Warning: Spoilers ahead. Obviously, the answer to all three questions is no. And there it could lay, because given the fact that everything is all about me, I’m usually quite handy at avoiding making that obvious here at Pandagon. But I wonder whether we can’t rescue some realizations about the right from all of this navel-gazing.
Assuming that there are others whose reactions are like mine (and that’s not a big assumption, since such comments litter the left-wing blogosphere today), there must be something at the heart of the difference in triggers between the right and left. We can’t all be America-haters – and this is a statement that is utterly uncontroversial, despite right-wing attempts to claim the contrary – so why should it be that we avoid calls for extermination of Islam but fantasize about waterboarding Randall Terry?
The answer lies in commitment. What have we committed ourselves to? Speaking for myself, I’ve committed to support the rights of women to bodily autonomy (and, in the case of a high percentage of Dr. Tiller’s patients, to survival) and this murder is, besides a heinous personal crime, an assault on that concept. As are all “pro-life” terrorist acts.
As, for that matter, are Operation Rescue and the other pro-forced-birth organizations. All “pro-life” organizations are complicit. They may be complicit to various degrees. Even in my fever of blame I see the difference between pulling the trigger, buying the gun, and simply standing by mutely. But complicit nonetheless.
But that last paragraph? Again, it has eerie echoes, because I’ve seen it a thousand times. About Islam. Because right-wingers are committed, too. So committed to the cause of American imperialism that any assault on that concept brings them up as one to condemn those who pulled the trigger, those who bought the gun, and those who stood by mutely.
(The parallels aren’t perfect, of course – but then again, I did say we were better than them, didn’t I? And we don’t, for the most part, expand our anger at anti-choice organizations to Christianity as a whole; then again…on my real-name Facebook profile, where having gone to a Christian college and attending a Quaker church I have a preponderance of Christian friends, I posted a Tiller news item and braced myself for a torrent of condemnation that never came. But the point is, while none of my friends or family are to my knowledge members of Operation Rescue, I nevertheless tend to tar all Christians with the same brush because of the success the anti-choicers have had in conflating “Christian” with “woman-hating.” The fact that I’m technically tarred by that brush, too, is neither here nor there when it’s anger we’re talking about.)
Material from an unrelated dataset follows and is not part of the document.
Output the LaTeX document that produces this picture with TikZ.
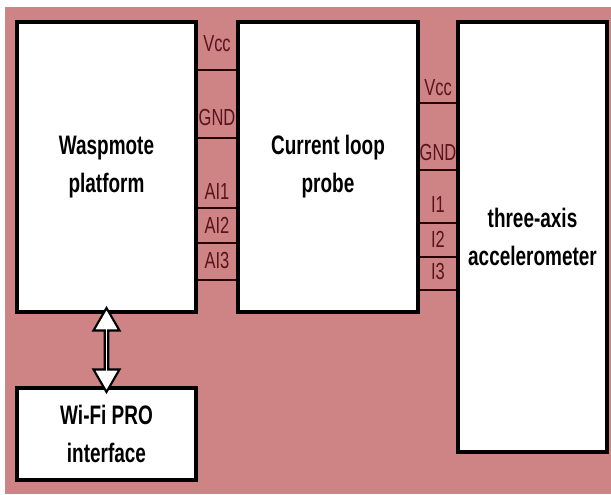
\documentclass[tikz,border=0pt]{standalone}
\usepackage{fontspec}
\newfontfamily\narrowsans[FakeStretch=0.71]{Liberation Sans}
\usetikzlibrary{shapes.arrows,calc}
\definecolor{bgpink}{RGB}{206,131,133}
\definecolor{pintext}{RGB}{88,20,26}
\newcommand{\px}{0.025cm}

\begin{document}
\begin{tikzpicture}[x=0.025cm, y=-0.025cm,
    block/.style={shape=rectangle, draw, line width=3pt, fill=white, align=center, inner sep=0pt, font=\narrowsans\bfseries\fontsize{19}{27}\selectfont},
    pin/.style={anchor=center, inner sep=0pt, text=pintext, font=\narrowsans\fontsize{16.5}{18}\selectfont},
    pinline/.style={line width=2pt, draw=black!85!red},
    link/.style={double arrow, draw, line width=1.5pt, fill=white, inner sep=0pt, rotate=90, minimum height=84*\px, minimum width=26*\px, double arrow head extend=7*\px, double arrow tip angle=60}]
    \useasboundingbox (0,0) rectangle (611,494);
    \fill[bgpink] (5,7) rectangle (611,494);
    % Boxes, pins and wires:
    \node[block, minimum width=179*\px, minimum height=290*\px] (wasp) at (106.5, 167) {Waspmote\\platform};
    \node[block, minimum width=180*\px, minimum height=290*\px] (probe) at (328, 167) {Current loop\\probe};
    \node[block, minimum width=149*\px, minimum height=430*\px] (accel) at (532.5, 237) {three-axis\\accelerometer};
    \node[block, minimum width=179*\px, minimum height=92*\px] (wifi) at (106.5, 434) {Wi-Fi PRO\\interface};
    \foreach \yy in {70,138,208,243,280} \draw[pinline] (wasp.east |- 0,\yy) -- (probe.west |- 0,\yy);
    \foreach \yy in {103,170,223,257,290} \draw[pinline] (probe.east |- 0,\yy) -- (accel.west |- 0,\yy);
    \node[pin] (lvcc) at (217, 44) {Vcc};
    \node[pin] (lgnd) at (217, 118) {GND};
    \node[pin] (lai1) at (217, 192) {AI1};
    \node[pin] (lai2) at (217, 225) {AI2};
    \node[pin] (lai3) at (217, 261) {AI3};
    \node[pin] (rvcc) at (438, 88) {Vcc};
    \node[pin] (rgnd) at (438, 153) {GND};
    \node[pin] (ri1) at (438, 205) {I1};
    \node[pin] (ri2) at (438, 239) {I2};
    \node[pin] (ri3) at (438, 272) {I3};
    \node[link] (wlink) at ($(wasp.south)!0.5!(wifi.north)$) {};
\end{tikzpicture}
\end{document}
And this is how I know it’s not America they want to defend: Because when an American doctor is killed for a political reason, they are, relatively, sanguine. Anti-abortion terrorists assault and kill Americans because of a legal medical procedure, something codified in American law through the American legal system. Clinic bombings are attacks on America. Politically and religiously motivated assassinations are attacks on America. And yet the right manages to resist freezing the finances of Operation Rescue or rounding up Christians on flights into the midwest.
The removal of choice from American women is not a threat to American imperialism*, and therefore crimes committed in its furtherance are not terrorism. The resistance of Islamic countries to American imperialism, on the other hand, is – and the crimes committed in its furtherance are heinous terrorist acts worthy of any response imaginable. This is the position of the modern American right. This is insanity.
The difference, of course, between the left and the right is that we (so far, anyway) wake up from our fever dream of revenge and retribution. The right makes it a reality, and we – Americans, all – pay the price.
* More like a requirement for, but that’s for another day…
Image by ToastyKen used under CC license.